The etiology of chronic diseases is complex, and some level of simplification via summary quantities is welcome in epidemiological research. To paraphrase Box’s aphorism, “all summarizations are wrong but some are useful”37. To be useful, a summarization should produce approximately valid results. The validity of results in analyses based on the standard HLI could be assessed by comparing them to results of an outcome-specific HLI or the individual lifestyle components. If results are similar, the standard HLI could be appropriate as it does not rely on data-driven weights and it could facilitate the comparison of findings across studies and across health-related outcomes. However, the premise that standard HLIs would facilitate comparison across studies might be tempered in view of the myriad of versions of standard HLIs proposed in the literature5,6,9,10,17,18,38.
Multiple lifestyle factors influence an individual’s health, but some are more critical than others, which should be reflected in public health recommendations. Towards this aim, the “healthiest” lifestyle profiles could be defined as the combinations of individual lifestyle behaviors associated with lowest risk of disease, longest life expectancy, or longest life expectancy free of a chronic disease9. The development and validation of an HLI using weights derived from meta-analyzed associations with disease risk, mortality or a composite outcome reflecting mortality and common chronic diseases would help the characterization and promotion of these healthiest profiles.

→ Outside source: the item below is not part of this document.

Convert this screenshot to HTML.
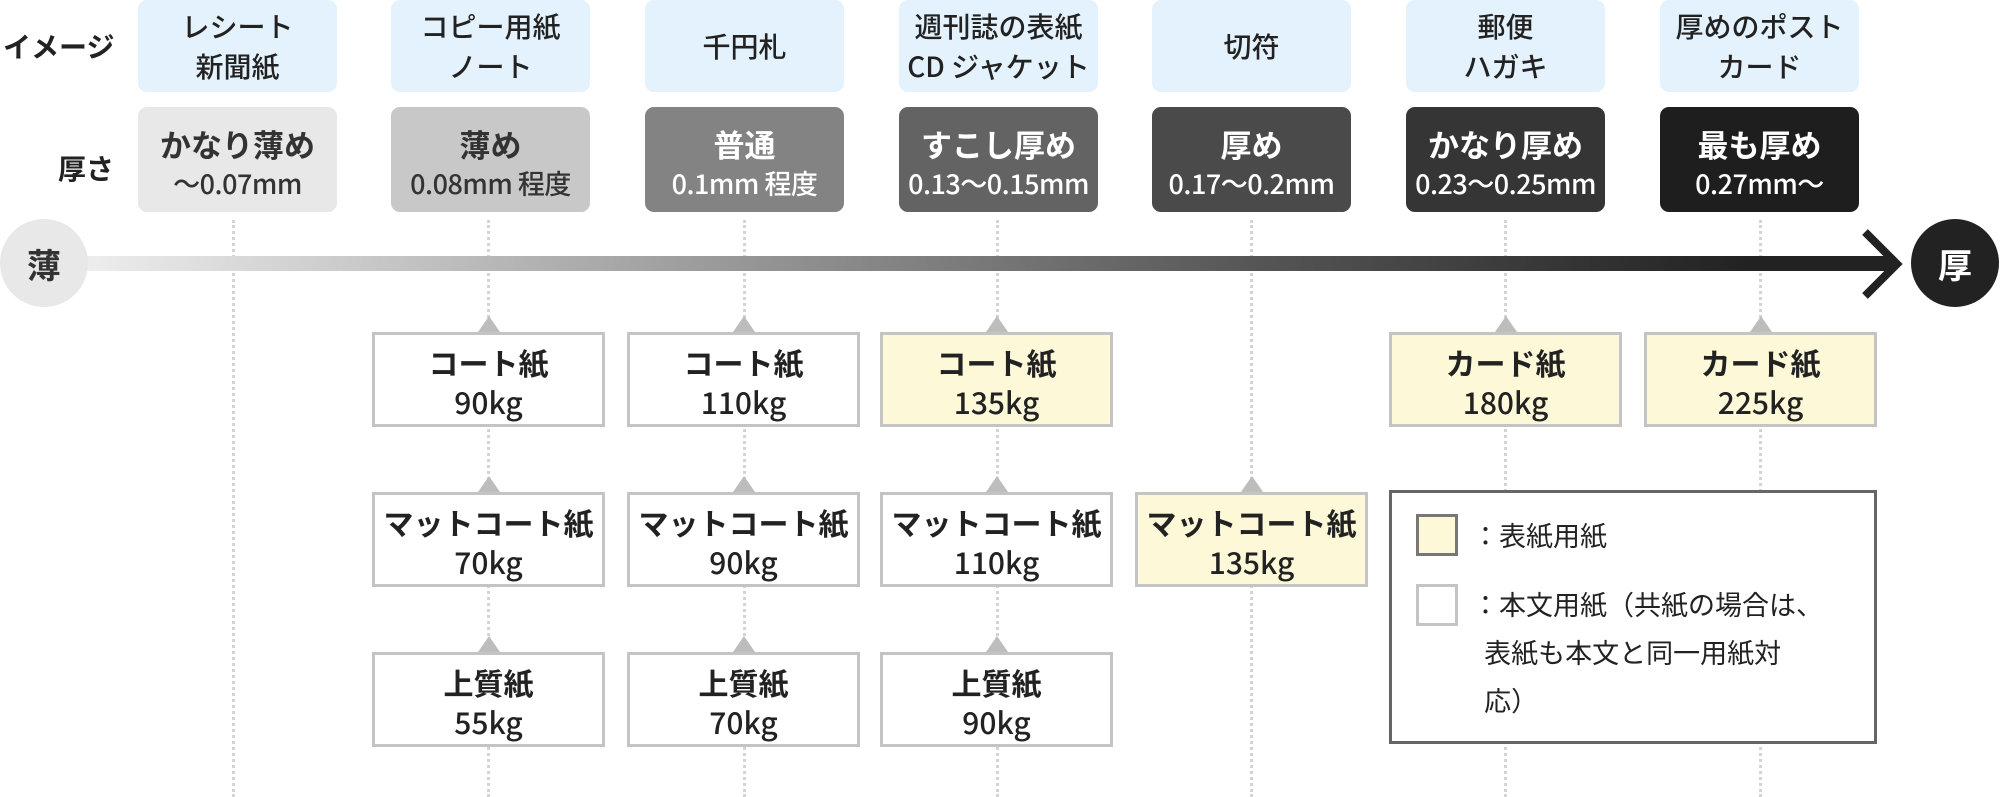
<!DOCTYPE html>
<html><head><meta charset="utf-8"><style>
body{margin:0;width:2000px;height:797px;background:#fff;position:relative;overflow:hidden;font-family:"Noto Sans CJK JP","Liberation Sans",sans-serif;color:#222}
.a{position:absolute}
.img{position:absolute;top:0;width:199px;height:92px;background:#e3f2fc;border-radius:9px;display:flex;align-items:center;justify-content:center;text-align:center;font-size:28px;line-height:40px;font-weight:500}
.th{position:absolute;top:107px;width:199px;height:105px;border-radius:9px;text-align:center;display:flex;flex-direction:column;justify-content:center;padding-top:4px;box-sizing:border-box}
.th b{font-size:31px;line-height:42px;font-weight:700}
.th span{font-size:27px;line-height:36px;font-weight:500;letter-spacing:-0.5px}
.dot{position:absolute;top:220px;height:577px;width:0;border-left:3px dotted #d4d4d4}
.bx{position:absolute;width:227px;height:85px;border:3px solid #c4c4c4;background:#fff;text-align:center;display:flex;flex-direction:column;justify-content:center;padding-top:4px;box-sizing:content-box}
.bx.y{background:#fdf8d8}
.bx b{font-size:30px;line-height:38px;font-weight:700}
.bx span{font-size:30px;line-height:40px;font-weight:500}
.bx:before{content:"";position:absolute;left:50%;top:-19px;margin-left:-11px;border-left:11px solid transparent;border-right:11px solid transparent;border-bottom:16px solid #bdbdbd}
.lab{position:absolute;font-size:28px;font-weight:700}
</style></head><body>
<div class="lab" style="left:3px;top:26px">イメージ</div>
<div class="lab" style="left:58px;top:148px">厚さ</div>

<div class="dot" style="left:232px"></div><div class="dot" style="left:487px"></div><div class="dot" style="left:743px"></div><div class="dot" style="left:996px"></div><div class="dot" style="left:1250px"></div><div class="dot" style="left:1504px"></div><div class="dot" style="left:1759px"></div>

<div class="img" style="left:138px">レシート<br>新聞紙</div>
<div class="img" style="left:391px">コピー用紙<br>ノート</div>
<div class="img" style="left:645px">千円札</div>
<div class="img" style="left:899px">週刊誌の表紙<br>CD ジャケット</div>
<div class="img" style="left:1152px">切符</div>
<div class="img" style="left:1406px">郵便<br>ハガキ</div>
<div class="img" style="left:1660px">厚めのポスト<br>カード</div>

<div class="th" style="left:138px;background:#e8e8e8;color:#333"><b>かなり薄め</b><span>～0.07mm</span></div>
<div class="th" style="left:391px;background:#c8c8c8;color:#333"><b>薄め</b><span>0.08mm 程度</span></div>
<div class="th" style="left:645px;background:#838383;color:#fff"><b>普通</b><span>0.1mm 程度</span></div>
<div class="th" style="left:899px;background:#636363;color:#fff"><b>すこし厚め</b><span>0.13～0.15mm</span></div>
<div class="th" style="left:1152px;background:#4a4a4a;color:#fff"><b>厚め</b><span>0.17～0.2mm</span></div>
<div class="th" style="left:1406px;background:#353535;color:#fff"><b>かなり厚め</b><span>0.23～0.25mm</span></div>
<div class="th" style="left:1660px;background:#1e1e1e;color:#fff"><b>最も厚め</b><span>0.27mm～</span></div>

<div class="a" style="left:80px;top:256px;width:1815px;height:15px;background:linear-gradient(90deg,#eeeeee,#9a9a9a 35%,#555 65%,#222 92%)"></div>
<svg class="a" style="left:1855px;top:228px" width="60" height="72"><polyline points="10,4 42,36 10,68" fill="none" stroke="#222" stroke-width="8"/></svg>
<div class="a" style="left:0;top:219px;width:88px;height:88px;border-radius:50%;background:#e8e8e8;color:#333;font-size:34px;font-weight:700;display:flex;align-items:center;justify-content:center">薄</div>
<div class="a" style="left:1911px;top:219px;width:88px;height:88px;border-radius:50%;background:#222;color:#fff;font-size:34px;font-weight:700;display:flex;align-items:center;justify-content:center">厚</div>

<div class="bx" style="left:372px;top:332px"><b>コート紙</b><span>90kg</span></div>
<div class="bx" style="left:372px;top:492px"><b>マットコート紙</b><span>70kg</span></div>
<div class="bx" style="left:372px;top:652px"><b>上質紙</b><span>55kg</span></div>
<div class="bx" style="left:627px;top:332px"><b>コート紙</b><span>110kg</span></div>
<div class="bx" style="left:627px;top:492px"><b>マットコート紙</b><span>90kg</span></div>
<div class="bx" style="left:627px;top:652px"><b>上質紙</b><span>70kg</span></div>
<div class="bx y" style="left:880px;top:332px"><b>コート紙</b><span>135kg</span></div>
<div class="bx" style="left:880px;top:492px"><b>マットコート紙</b><span>110kg</span></div>
<div class="bx" style="left:880px;top:652px"><b>上質紙</b><span>90kg</span></div>
<div class="bx y" style="left:1135px;top:492px"><b>マットコート紙</b><span>135kg</span></div>
<div class="bx y" style="left:1389px;top:332px"><b>カード紙</b><span>180kg</span></div>
<div class="bx y" style="left:1644px;top:332px"><b>カード紙</b><span>225kg</span></div>

<div class="a" style="left:1389px;top:490px;width:482px;height:248px;border:3px solid #666;background:#fff"></div>
<div class="a" style="left:1416px;top:514px;width:36px;height:36px;border:3px solid #777;background:#fdf8d8"></div>
<div class="a" style="left:1416px;top:584px;width:36px;height:36px;border:3px solid #c4c4c4;background:#fff"></div>
<div class="a" style="left:1472px;top:516px;font-size:27px;line-height:38px">：表紙用紙</div>
<div class="a" style="left:1472px;top:580px;font-size:27px;line-height:48px;width:380px">：本文用紙（共紙の場合は、<br>&nbsp;&nbsp;表紙も本文と同一用紙対<br>&nbsp;&nbsp;応）</div>
</body></html>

In line with previous versions of the standard HLI8, the HLI considered in this study was based on five individual components: smoking habits, alcohol intake, diet, physical activity, and adiposity. Refined statistical methods, e.g. using splines, could be used to combine the individual components into an outcome-specific HLI. Also, working with a refined categorization of these five components, including more descriptors, such as more refined information on smoking intensity or adiposity or a broader spectrum of dietary exposures, and/or including information on other lifestyle factors, such as quality of sleep39,40 or stress, might lead to more accurate assessments of the relationship between lifestyle and health-related outcomes. The evaluation conducted in this study relied on the EPIC cohort, where the study populations in the various countries were generally more health-conscious than their source populations. We could not account for other major chronic diseases that could affect observed associations with our outcomes of interest because of a lack of such information in EPIC. For example, chronic obstructive pulmonary disease (COPD) frequently co-occurs with CVD and share tobacco smoking as a main risk factor41. These potential limitations were acknowledged, yet they were unlikely to affect the main conclusions of the study, which were corroborated by the evidence of our theoretical results under simple linear causal models.